PROMPT:
All the records that follow need to be reproduced exactly. Omit the images.

******************************

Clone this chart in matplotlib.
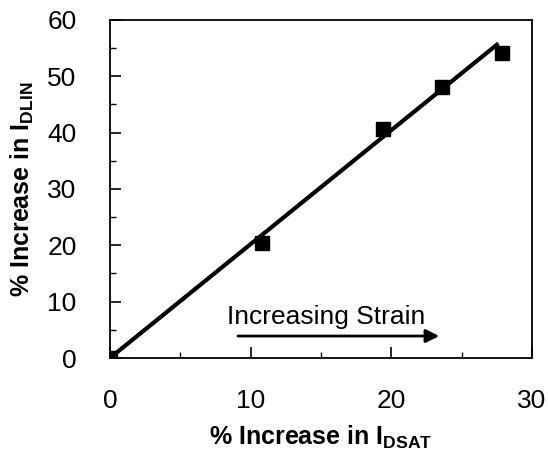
import numpy as np
import matplotlib.pyplot as plt

plt.rcParams['font.family'] = ['Liberation Sans', 'DejaVu Sans']

# measured points
idsat = [0, 10.8, 19.4, 23.6, 27.9]
idlin = [0, 20.4, 40.7, 48.1, 54.2]

# linear fit line
fit_x = [0, 27.5]
fit_y = [0, 55.6]

fig = plt.figure(figsize=(5.48, 4.51), dpi=100)
ax = fig.add_axes([0.2007, 0.2062, 0.7701, 0.7495])

ax.plot(fit_x, fit_y, 'k-', lw=3)
ax.plot(idsat, idlin, 'ks', ms=10.5)

ax.annotate('', xy=(23.6, 3.9), xytext=(8.9, 3.9),
            arrowprops=dict(arrowstyle='-|>', color='k', lw=2, mutation_scale=20))
ax.text(8.3, 7.2, 'Increasing Strain', fontsize=19, va='center', ha='left')

ax.set_xlim(0, 30)
ax.set_ylim(0, 60)
ax.set_xticks([0, 10, 20, 30])
ax.set_yticks([0, 10, 20, 30, 40, 50, 60])
ax.set_yticks(np.arange(5, 60, 5), minor=True)
ax.set_xticks(np.arange(5, 30, 5), minor=True)
ax.tick_params(axis='both', which='major', direction='in', length=8, width=1.2,
               labelsize=19)
ax.tick_params(axis='both', which='minor', direction='in', length=4, width=1)
ax.tick_params(axis='y', which='major', pad=24)
ax.tick_params(axis='x', which='major', pad=22)

for s in ax.spines.values():
    s.set_linewidth(1.3)

ax.set_xlabel(r'% Increase in I$_{\mathregular{DSAT}}$', fontsize=18, fontweight='bold', labelpad=8)
ax.set_ylabel(r'% Increase in I$_{\mathregular{DLIN}}$', fontsize=18, fontweight='bold', labelpad=8)

fig.savefig('out.png', dpi=100)
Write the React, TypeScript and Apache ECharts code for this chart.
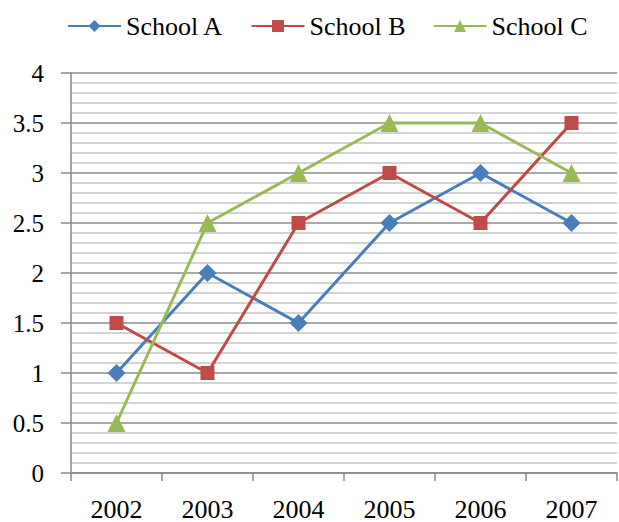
import React, { useEffect, useRef } from "react";
import * as echarts from "echarts";

const years = ["2002", "2003", "2004", "2005", "2006", "2007"];
const schoolA = [1, 2, 1.5, 2.5, 3, 2.5];
const schoolB = [1.5, 1, 2.5, 3, 2.5, 3.5];
const schoolC = [0.5, 2.5, 3, 3.5, 3.5, 3];

const FONT = "Liberation Serif";

export default function App() {
  const ref = useRef<HTMLDivElement>(null);
  useEffect(() => {
    const chart = echarts.init(ref.current!, null, { renderer: "svg" });
    const mk = (name: string, data: number[], color: string, symbol: string, size: number) => ({
      name,
      type: "line",
      data,
      symbol,
      symbolSize: size,
      lineStyle: { color, width: 3 },
      itemStyle: { color },
      emphasis: { disabled: true },
    });
    chart.setOption({
      animation: false,
      legend: {
        top: 8,
        left: 62,
        itemWidth: 53,
        itemHeight: 15,
        itemGap: 27,
        textStyle: { fontFamily: FONT, fontSize: 26, color: "#000" },
        data: ["School A", "School B", "School C"],
      },
      grid: { left: 71, right: 2, top: 73, bottom: 46 },
      xAxis: {
        type: "category",
        data: years,
        boundaryGap: true,
        axisLine: { lineStyle: { color: "#888", width: 1.5 } },
        axisTick: { show: true, length: 8, lineStyle: { color: "#888", width: 1.5 } },
        axisLabel: { fontFamily: FONT, fontSize: 26, color: "#000", margin: 23 },
      },
      yAxis: {
        type: "value",
        min: 0,
        max: 4,
        interval: 0.5,
        axisLine: { show: true, lineStyle: { color: "#888", width: 1.5 } },
        axisTick: { show: true, length: 10, lineStyle: { color: "#888", width: 1.5 } },
        axisLabel: { fontFamily: FONT, fontSize: 25, color: "#000", margin: 27 },
        splitLine: { show: true, lineStyle: { color: "#8c8c8c", width: 1.5 } },
        minorTick: { show: false, splitNumber: 5 },
        minorSplitLine: { show: true, lineStyle: { color: "#c4c4c4", width: 1.5 } },
      },
      series: [
        mk("School A", schoolA, "#4a7ebb", "diamond", 18),
        mk("School B", schoolB, "#be4b48", "rect", 14),
        mk("School C", schoolC, "#98b954", "triangle", 18),
      ],
    });
    return () => chart.dispose();
  }, []);
  return (
    <div
      ref={ref}
      style={{ position: "absolute", left: 0, top: 0, width: 619, height: 522 }}
    />
  );
}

******************************

TASK ANSWER:
Clone this chart in matplotlib.
import numpy as np
import matplotlib.pyplot as plt

plt.rcParams['font.family'] = ['Liberation Sans', 'DejaVu Sans']

# measured points
idsat = [0, 10.8, 19.4, 23.6, 27.9]
idlin = [0, 20.4, 40.7, 48.1, 54.2]

# linear fit line
fit_x = [0, 27.5]
fit_y = [0, 55.6]

fig = plt.figure(figsize=(5.48, 4.51), dpi=100)
ax = fig.add_axes([0.2007, 0.2062, 0.7701, 0.7495])

ax.plot(fit_x, fit_y, 'k-', lw=3)
ax.plot(idsat, idlin, 'ks', ms=10.5)

ax.annotate('', xy=(23.6, 3.9), xytext=(8.9, 3.9),
            arrowprops=dict(arrowstyle='-|>', color='k', lw=2, mutation_scale=20))
ax.text(8.3, 7.2, 'Increasing Strain', fontsize=19, va='center', ha='left')

ax.set_xlim(0, 30)
ax.set_ylim(0, 60)
ax.set_xticks([0, 10, 20, 30])
ax.set_yticks([0, 10, 20, 30, 40, 50, 60])
ax.set_yticks(np.arange(5, 60, 5), minor=True)
ax.set_xticks(np.arange(5, 30, 5), minor=True)
ax.tick_params(axis='both', which='major', direction='in', length=8, width=1.2,
               labelsize=19)
ax.tick_params(axis='both', which='minor', direction='in', length=4, width=1)
ax.tick_params(axis='y', which='major', pad=24)
ax.tick_params(axis='x', which='major', pad=22)

for s in ax.spines.values():
    s.set_linewidth(1.3)

ax.set_xlabel(r'% Increase in I$_{\mathregular{DSAT}}$', fontsize=18, fontweight='bold', labelpad=8)
ax.set_ylabel(r'% Increase in I$_{\mathregular{DLIN}}$', fontsize=18, fontweight='bold', labelpad=8)

fig.savefig('out.png', dpi=100)
Write the React, TypeScript and Apache ECharts code for this chart.
import React, { useEffect, useRef } from "react";
import * as echarts from "echarts";

const years = ["2002", "2003", "2004", "2005", "2006", "2007"];
const schoolA = [1, 2, 1.5, 2.5, 3, 2.5];
const schoolB = [1.5, 1, 2.5, 3, 2.5, 3.5];
const schoolC = [0.5, 2.5, 3, 3.5, 3.5, 3];

const FONT = "Liberation Serif";

export default function App() {
  const ref = useRef<HTMLDivElement>(null);
  useEffect(() => {
    const chart = echarts.init(ref.current!, null, { renderer: "svg" });
    const mk = (name: string, data: number[], color: string, symbol: string, size: number) => ({
      name,
      type: "line",
      data,
      symbol,
      symbolSize: size,
      lineStyle: { color, width: 3 },
      itemStyle: { color },
      emphasis: { disabled: true },
    });
    chart.setOption({
      animation: false,
      legend: {
        top: 8,
        left: 62,
        itemWidth: 53,
        itemHeight: 15,
        itemGap: 27,
        textStyle: { fontFamily: FONT, fontSize: 26, color: "#000" },
        data: ["School A", "School B", "School C"],
      },
      grid: { left: 71, right: 2, top: 73, bottom: 46 },
      xAxis: {
        type: "category",
        data: years,
        boundaryGap: true,
        axisLine: { lineStyle: { color: "#888", width: 1.5 } },
        axisTick: { show: true, length: 8, lineStyle: { color: "#888", width: 1.5 } },
        axisLabel: { fontFamily: FONT, fontSize: 26, color: "#000", margin: 23 },
      },
      yAxis: {
        type: "value",
        min: 0,
        max: 4,
        interval: 0.5,
        axisLine: { show: true, lineStyle: { color: "#888", width: 1.5 } },
        axisTick: { show: true, length: 10, lineStyle: { color: "#888", width: 1.5 } },
        axisLabel: { fontFamily: FONT, fontSize: 25, color: "#000", margin: 27 },
        splitLine: { show: true, lineStyle: { color: "#8c8c8c", width: 1.5 } },
        minorTick: { show: false, splitNumber: 5 },
        minorSplitLine: { show: true, lineStyle: { color: "#c4c4c4", width: 1.5 } },
      },
      series: [
        mk("School A", schoolA, "#4a7ebb", "diamond", 18),
        mk("School B", schoolB, "#be4b48", "rect", 14),
        mk("School C", schoolC, "#98b954", "triangle", 18),
      ],
    });
    return () => chart.dispose();
  }, []);
  return (
    <div
      ref={ref}
      style={{ position: "absolute", left: 0, top: 0, width: 619, height: 522 }}
    />
  );
}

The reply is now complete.